The uncertainty of if and when entry for a key person can be granted is often more difficult to handle than costs. Depending on how many permits are needed, processing times can vary from just a few days up to several months. For the applicant, travel to interviews and preparation of documents add to their waiting time. Applications may also be refused, which adds to the uncertainty and exacerbates other costs.

Some types of trade are more sensitive to difficulties created by visas and work permits:

  • Trade in services and heterogeneous goods, which depend more on personal interactions than homogenous goods (as discussed above).
  • Trade in global value chains, which relies on expertise from many countries.
  • Production depending on scarce or highly specialised skills, since such skills more often need to cross borders.
  • Trade by small companies and new market entrants, since they may have relatively less capacity to handle complex procedures than large or incumbent firms.

Interestingly, these types of trade are precisely among those that the EU aims to develop through its future trade policy and negotiations – hence the need to improve coherence with migration-related policies.

Policy implications

Barriers and procedural costs to movement of persons abound all over the world, not just in the EU. The top priority, a reform agenda in the EU and its member states, should therefore be combined with a negotiation agenda. The new Trade Facilitation Agreement of the WTO should serve as inspiration through its emphasis on harmonisation, simplification and standardisation of procedures.

Several EU processes in the near future provide opportunities for adopting more competitiveness-enhancing rules by facilitating entry for third-country nationals and cutting red tape, including:

  • The Commission’ trade strategy, which could acknowledge the importance of temporary migrants for trade;
  • The review of the “Blue Card Directive” aimed at highly qualified immigrants, foreseen in the May 2015 “European agenda on migration”;
  • Ongoing negotiations on revising the Schengen Visa Code and the Directive on Students and Researchers; and
  • EU Member states’ implementation of the directives for recognition of professional qualifications and admission of intra-corporate transferees.

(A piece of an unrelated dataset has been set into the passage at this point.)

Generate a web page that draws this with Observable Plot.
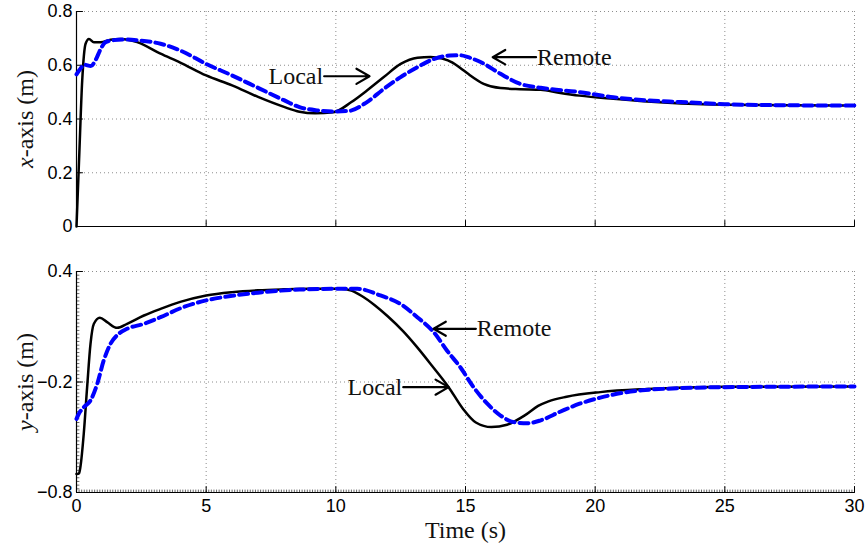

In trade negotiations – multilaterally, plurilaterally or bilaterally – the EU as well as its trading partners need to provide ambitious commitments for facilitating temporary movement of persons. Commitments should, for example, include disciplines on the procedures for visas and work permits. This would make agreements better tailored to meeting business realities and further stimulate trade in high-value goods and services.


Belenkiy, M and D Riker (2012) “Face-to-face exports: The role of business travel in trade promotion”, Journal of Travel Research, 51: 632-639.

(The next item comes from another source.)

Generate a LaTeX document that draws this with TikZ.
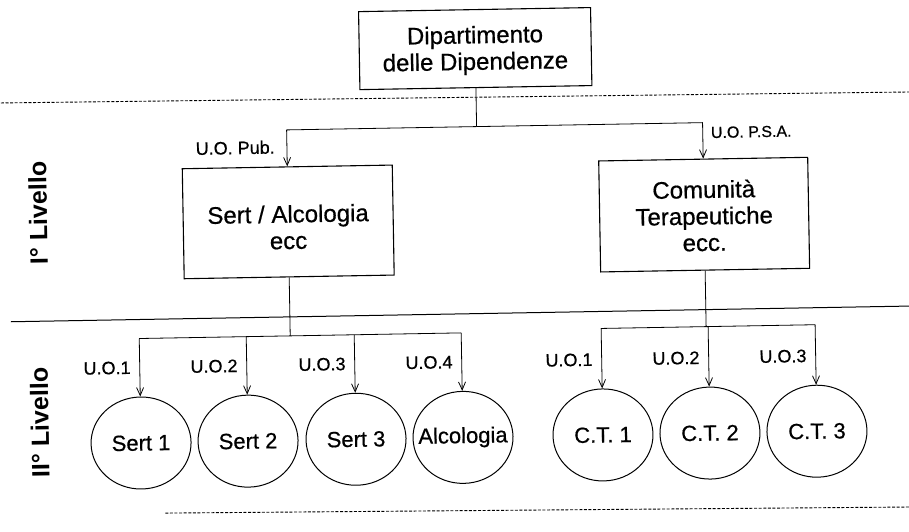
\documentclass[tikz,border=0pt]{standalone}
\usepackage{fontspec}
\setmainfont{Liberation Sans}
\newfontfamily\heavy{Liberation Sans}[FakeBold=0.6]
\usetikzlibrary{arrows.meta,shapes.geometric}
\begin{document}
\begin{tikzpicture}[x=1pt,y=-1pt,
  box/.style={draw,line width=1.1pt,align=center,inner sep=0pt,
    font=\heavy\fontsize{24}{26.5}\selectfont},
  unit/.style={draw,ellipse,line width=1pt,minimum width=100pt,
    minimum height=92pt,inner sep=0pt,font=\heavy\fontsize{22}{24}\selectfont},
  lab/.style={font=\heavy\fontsize{18}{20}\selectfont,inner sep=0pt},
  lvl/.style={font=\bfseries\fontsize{25}{28}\selectfont,rotate=90,inner sep=0pt},
  arr/.style={-{Straight Barb[length=8pt,width=7pt]},line width=0.8pt},
  link/.style={line width=0.8pt},
  sep/.style={line width=0.9pt,dash pattern=on 3pt off 1.6pt},
]
\fill[white] (0,0) rectangle (909,531);
\useasboundingbox (0,0) rectangle (909,531);
\begin{scope}[rotate around={1:(454,265)},transform shape]
  % level separators
  \draw[sep] (-10,95) -- (920,100);
  \draw[line width=1pt] (10,314) -- (920,314);
  \draw[sep] (161,508) -- (915,515);

  % level labels
  \node[lvl] (lv1) at (39,206) {I° Livello};
  \node[lvl] (lv2) at (37,415) {II° Livello};

  % department and first level
  \node[box,minimum width=232pt,minimum height=78pt] (dip) at (479,49)
    {\rule{0pt}{21pt}Dipartimento\\delle Dipendenze};
  \node[box,minimum width=210pt,minimum height=110pt] (sert) at (289,219)
    {\rule{0pt}{28pt}Sert / Alcologia\\ecc};
  \node[box,minimum width=209pt,minimum height=111pt] (ct) at (705,219)
    {\rule{0pt}{20pt}Comunità\\Terapeutiche\\ecc.};

  \coordinate (j0) at (479,127);
  \draw[link] (dip.south) -- (j0);
  \draw[arr] (j0) -| (sert.north);
  \draw[arr] (j0) -| (ct.north);
  \node[lab,anchor=east] (pub) at (277,144) {U.O. Pub.};
  \node[lab,anchor=west,font=\heavy\fontsize{16}{18}\selectfont] (psa) at (713,137) {U.O. P.S.A.};

  % second level units (text kept out of the ellipse sizing)
  \node[unit] (s1) at (138,437.5) {\makebox[0pt]{Sert 1}};
  \node[unit] (s2) at (245,437.5) {\makebox[0pt]{Sert 2}};
  \node[unit] (s3) at (353,437.5) {\makebox[0pt]{Sert 3}};
  \node[unit] (al) at (460,437.5) {\makebox[0pt]{Alcologia}};
  \node[unit] (c1) at (600,437.5) {\makebox[0pt]{C.T. 1}};
  \node[unit] (c2) at (707,437.5) {\makebox[0pt]{C.T. 2}};
  \node[unit] (c3) at (814,437.5) {\makebox[0pt]{C.T. 3}};

  \coordinate (j1) at (289,333);
  \draw[link] (sert.south) -- (j1);
  \draw[link] (s1.north |- j1) -- (al.north |- j1);
  \foreach \n in {s1,s2,s3,al}
    \draw[arr] (\n.north |- j1) -- (\n.north);

  \coordinate (j2) at (705,331);
  \draw[link] (ct.south) -- (j2);
  \draw[link] (c1.north |- j2) -- (c3.north |- j2);
  \foreach \n in {c1,c2,c3}
    \draw[arr] (\n.north |- j2) -- (\n.north);

  \foreach \n/\t in {s1/U.O.1,s2/U.O.2,s3/U.O.3,al/U.O.4,c1/U.O.1,c2/U.O.2,c3/U.O.3}
    \node[lab,anchor=east] (l\n) at ([xshift=-9pt]\n.north |- 0,362) {\t};
\end{scope}
\end{tikzpicture}
\end{document}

Brau, R and A M Pinna (2013) “Movements of people for movements of goods?”, The World Economy, 36(10): 1318-1332.

Genc et al (2011) “The impact of immigration on international trade: A meta-analysis”, Norface Discussion Paper Series No 6145.

Jansen, M and R Piermartini (2009) “Temporary migration and bilateral trade flows”, The World Economy, 32: 735-753.

Kapelko, N and N Volchkova (2013) “Export costs of visa restrictions”, Working Papers wo195, Center for Economic and Financial Research (CEFIR).

National Board of Trade (2013) “Making trade happen: Business perspectives on cross-border movement of persons”, National Board of Trade, Sweden.

National Board of Trade (2015a) “How cross-border movement of persons facilitates trade: The case of Swedish exports”, National Board of Trade, Sweden.

National Board of Trade (2015b) “Trade costs of visas and work permits: A trade facilitation perspective on movement of persons”, National Board of Trade, Sweden.

World Economic Forum (2013a), “The business case for migration”, The Network of Global agenda councils, World Economic Forum.

World Economic Forum (2013b) “Enabling trade: Valuing growth opportunities”, The World Economic Forum in collaboration with Bain & Company and the World Bank.

Yasar, M and D Lisner (2012) “Bilateral trade impacts of temporary foreign visitor policy”, Review of world economics, 148(3): 501-521.


1 See Genc et al (2011) for a meta-analysis.